**TASK STATEMENT:** Set the listing down unchanged, minus every embedded image.

**AVAILABLE DATA:**
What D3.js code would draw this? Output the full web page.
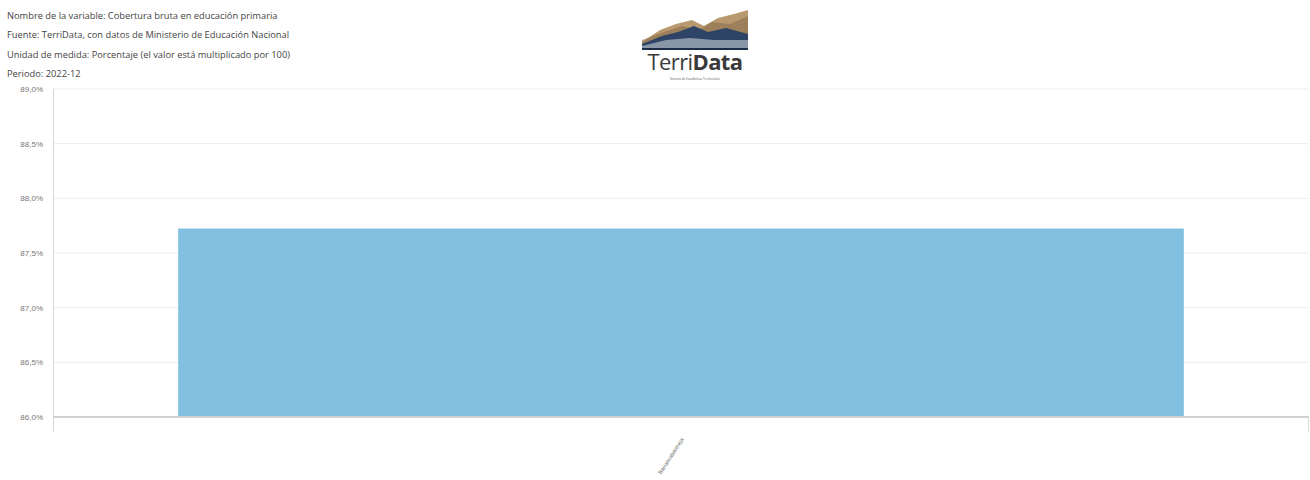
<!DOCTYPE html>
<html><head><meta charset="utf-8">
<script src="https://cdn.jsdelivr.net/npm/d3@7"></script>
<style>body{margin:0;background:#fff;}svg{display:block;font-family:"Open Sans","DejaVu Sans",sans-serif;}</style>
</head><body><svg id="c" width="1310" height="480"></svg>
<script>
const titleLines = [
  "Nombre de la variable: Cobertura bruta en educación primaria",
  "Fuente: TerriData, con datos de Ministerio de Educación Nacional",
  "Unidad de medida: Porcentaje (el valor está multiplicado por 100)",
  "Periodo: 2022-12"
];
const categories = ["Barrancabermeja"];
const values = [87.72];
const yTicks = [86.0, 86.5, 87.0, 87.5, 88.0, 88.5, 89.0];

const svg = d3.select("#c");
const mLeft = 53, mRight = 1309, mTop = 89, mBottom = 417;

svg.selectAll("text.hdr").data(titleLines).join("text")
  .attr("class","hdr").attr("x",7).attr("y",(d,i)=>19+i*19.3)
  .attr("font-size",9.3).attr("fill","#444").text(d=>d);

// logo (decorative)
const lg = svg.append("g").attr("transform","translate(642,10)");
lg.append("path").attr("d","M0,32 L18,20 L34,14 L50,10 L62,16 L76,8 L92,4 L106,0 L106,38 L0,38Z").attr("fill","#b89a6e");
lg.append("path").attr("d","M0,30 L22,22 L40,16 L56,20 L70,12 L88,14 L106,6 L106,38 L0,38Z").attr("fill","#8b6f4e").attr("opacity",0.6);
lg.append("path").attr("d","M0,34 L20,26 L36,22 L52,16 L66,22 L84,18 L106,24 L106,38 L0,38Z").attr("fill","#2d4466");
lg.append("path").attr("d","M0,36 L24,30 L48,28 L72,30 L106,30 L106,38 L0,38Z").attr("fill","#8896a8");
lg.append("rect").attr("x",0).attr("y",38).attr("width",106).attr("height",2).attr("fill","#1c2d4a");
const lt = lg.append("text").attr("x",53).attr("y",60).attr("text-anchor","middle").attr("font-size",22).attr("fill","#3a3a3a").attr("letter-spacing",-0.6);
lt.append("tspan").text("Terri");
lt.append("tspan").attr("font-weight","bold").text("Data");
lg.append("text").attr("x",53).attr("y",70).attr("text-anchor","middle").attr("font-size",3).attr("fill","#555").text("Sistema de Estadísticas Territoriales");

const y = d3.scaleLinear().domain([86, 89]).range([mBottom, mTop]);
const x = d3.scaleBand().domain(categories).range([mLeft, mRight]).paddingInner(0.2).paddingOuter(0.1);

// gridlines
svg.append("g").selectAll("line").data(yTicks).join("line")
  .attr("x1",mLeft).attr("x2",mRight).attr("y1",d=>y(d)).attr("y2",d=>y(d))
  .attr("stroke","#ececec").attr("stroke-width",1);

// bars
svg.append("g").selectAll("rect").data(values).join("rect")
  .attr("x",(d,i)=>x(categories[i])).attr("width",x.bandwidth())
  .attr("y",d=>y(d)).attr("height",d=>mBottom - y(d))
  .attr("fill","#81c0e1").attr("stroke","#76b6d8").attr("stroke-width",0.6);

// y axis
const fmt = d => d.toFixed(1).replace(".", ",") + "%";
const ya = svg.append("g").attr("transform",`translate(${mLeft},0)`)
  .call(d3.axisLeft(y).tickValues(yTicks).tickFormat(fmt).tickSize(0).tickPadding(10));
ya.select(".domain").remove();
ya.selectAll("text").attr("font-size",8).attr("fill","#777");
svg.append("line").attr("x1",mLeft+0.5).attr("x2",mLeft+0.5).attr("y1",mTop).attr("y2",432).attr("stroke","#d8d8d8");

// x axis
const xa = svg.append("g").attr("transform",`translate(0,${mBottom})`)
  .call(d3.axisBottom(x).tickSize(0).tickPadding(8));
xa.select(".domain").attr("stroke","#d0d0d0").attr("stroke-width",2).attr("d",`M${mLeft},0H${mRight}`);
xa.selectAll("text").attr("font-size",5.5).attr("fill","#666")
  .attr("text-anchor","end").attr("transform","translate(-7,16) rotate(-57)");
svg.append("line").attr("x1",mRight-0.5).attr("x2",mRight-0.5).attr("y1",mBottom).attr("y2",432).attr("stroke","#d8d8d8");
</script></body></html>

**SOLUTION TO THIS TASK:**
What D3.js code would draw this? Output the full web page.
<!DOCTYPE html>
<html><head><meta charset="utf-8">
<script src="https://cdn.jsdelivr.net/npm/d3@7"></script>
<style>body{margin:0;background:#fff;}svg{display:block;font-family:"Open Sans","DejaVu Sans",sans-serif;}</style>
</head><body><svg id="c" width="1310" height="480"></svg>
<script>
const titleLines = [
  "Nombre de la variable: Cobertura bruta en educación primaria",
  "Fuente: TerriData, con datos de Ministerio de Educación Nacional",
  "Unidad de medida: Porcentaje (el valor está multiplicado por 100)",
  "Periodo: 2022-12"
];
const categories = ["Barrancabermeja"];
const values = [87.72];
const yTicks = [86.0, 86.5, 87.0, 87.5, 88.0, 88.5, 89.0];

const svg = d3.select("#c");
const mLeft = 53, mRight = 1309, mTop = 89, mBottom = 417;

svg.selectAll("text.hdr").data(titleLines).join("text")
  .attr("class","hdr").attr("x",7).attr("y",(d,i)=>19+i*19.3)
  .attr("font-size",9.3).attr("fill","#444").text(d=>d);

// logo (decorative)
const lg = svg.append("g").attr("transform","translate(642,10)");
lg.append("path").attr("d","M0,32 L18,20 L34,14 L50,10 L62,16 L76,8 L92,4 L106,0 L106,38 L0,38Z").attr("fill","#b89a6e");
lg.append("path").attr("d","M0,30 L22,22 L40,16 L56,20 L70,12 L88,14 L106,6 L106,38 L0,38Z").attr("fill","#8b6f4e").attr("opacity",0.6);
lg.append("path").attr("d","M0,34 L20,26 L36,22 L52,16 L66,22 L84,18 L106,24 L106,38 L0,38Z").attr("fill","#2d4466");
lg.append("path").attr("d","M0,36 L24,30 L48,28 L72,30 L106,30 L106,38 L0,38Z").attr("fill","#8896a8");
lg.append("rect").attr("x",0).attr("y",38).attr("width",106).attr("height",2).attr("fill","#1c2d4a");
const lt = lg.append("text").attr("x",53).attr("y",60).attr("text-anchor","middle").attr("font-size",22).attr("fill","#3a3a3a").attr("letter-spacing",-0.6);
lt.append("tspan").text("Terri");
lt.append("tspan").attr("font-weight","bold").text("Data");
lg.append("text").attr("x",53).attr("y",70).attr("text-anchor","middle").attr("font-size",3).attr("fill","#555").text("Sistema de Estadísticas Territoriales");

const y = d3.scaleLinear().domain([86, 89]).range([mBottom, mTop]);
const x = d3.scaleBand().domain(categories).range([mLeft, mRight]).paddingInner(0.2).paddingOuter(0.1);

// gridlines
svg.append("g").selectAll("line").data(yTicks).join("line")
  .attr("x1",mLeft).attr("x2",mRight).attr("y1",d=>y(d)).attr("y2",d=>y(d))
  .attr("stroke","#ececec").attr("stroke-width",1);

// bars
svg.append("g").selectAll("rect").data(values).join("rect")
  .attr("x",(d,i)=>x(categories[i])).attr("width",x.bandwidth())
  .attr("y",d=>y(d)).attr("height",d=>mBottom - y(d))
  .attr("fill","#81c0e1").attr("stroke","#76b6d8").attr("stroke-width",0.6);

// y axis
const fmt = d => d.toFixed(1).replace(".", ",") + "%";
const ya = svg.append("g").attr("transform",`translate(${mLeft},0)`)
  .call(d3.axisLeft(y).tickValues(yTicks).tickFormat(fmt).tickSize(0).tickPadding(10));
ya.select(".domain").remove();
ya.selectAll("text").attr("font-size",8).attr("fill","#777");
svg.append("line").attr("x1",mLeft+0.5).attr("x2",mLeft+0.5).attr("y1",mTop).attr("y2",432).attr("stroke","#d8d8d8");

// x axis
const xa = svg.append("g").attr("transform",`translate(0,${mBottom})`)
  .call(d3.axisBottom(x).tickSize(0).tickPadding(8));
xa.select(".domain").attr("stroke","#d0d0d0").attr("stroke-width",2).attr("d",`M${mLeft},0H${mRight}`);
xa.selectAll("text").attr("font-size",5.5).attr("fill","#666")
  .attr("text-anchor","end").attr("transform","translate(-7,16) rotate(-57)");
svg.append("line").attr("x1",mRight-0.5).attr("x2",mRight-0.5).attr("y1",mBottom).attr("y2",432).attr("stroke","#d8d8d8");
</script></body></html>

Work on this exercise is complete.